I read Ben Horowitz’s The Hard Thing About Hard Things last weekend. This is the third time I’ve read it. It gets better each time. If you are a CEO and you haven’t read it, buy it right now and read it next weekend.
There are endless gems in the book, many of them from Ben’s own experience. My favorite of all time, that stays with me through all the work I do, is his distinction between “peace time” and “war time.”
I think the first time he wrote about this was in his post in 2011 titled Peacetime CEO/Wartime CEO. There has been plenty of commentary on the web about it (see The Myth of the Wartime and Peacetime CEO, which really only says a CEO has to be effective in both wartime and peacetime to be successful.)

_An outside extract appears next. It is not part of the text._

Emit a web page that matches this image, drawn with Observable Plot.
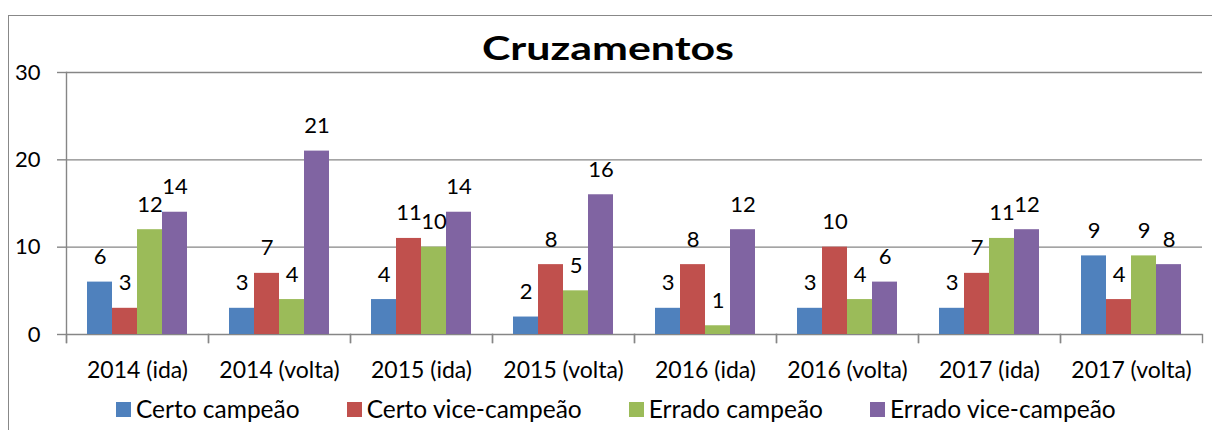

Ben has an incredible rant in the post that starts off with:
Peacetime CEO knows that proper protocol leads to winning. Wartime CEO violates protocol in order to win.
The rant is worth reading every single word, but I want to highlight and comment on a few of my favorites.
The first one is:
Peacetime CEO always has a contingency plan. Wartime CEO knows that sometimes you gotta roll a hard six.
BSG fans know about rolling a hard six even though the definition is contested by pilots who think non-pilots confuse planes with dice. In wartime, the odds are often very against you. Sometimes you just have to get lucky.
Another one that I love is:
Peacetime CEO strives for broad based buy in. Wartime CEO neither indulges consensus-building nor tolerates disagreements.
Things during wartime are intense. Decisions have to be made quickly. Many will be wrong, need to be overturned, and new decisions have to be made. Sitting around arguing about what to do simply doesn’t work. Get all the ideas out on the table, but then choose. And then execute like crazy.
Finally:
Peacetime CEO sets big, hairy audacious goals. Wartime CEO is too busy fighting the enemy to read management books written by consultants who have never managed a fruit stand.
Your big hairy audacious goal in wartime is not to die.
As an investor, I’m involved in some companies operating in peacetime and others in wartime. There’s a lot of emotional dissonance during the day as I go back and forth between them. I’ve learned how to be calm in both modes and deal with my emotions outside the context of interacting with CEOs, founders, and leaders. But, Ben’s metaphor of peacetime vs. wartime has been so incredibly helpful to me as an investor in identifying what mode I’m in that I should probably get him some sort of a gift as a thank you.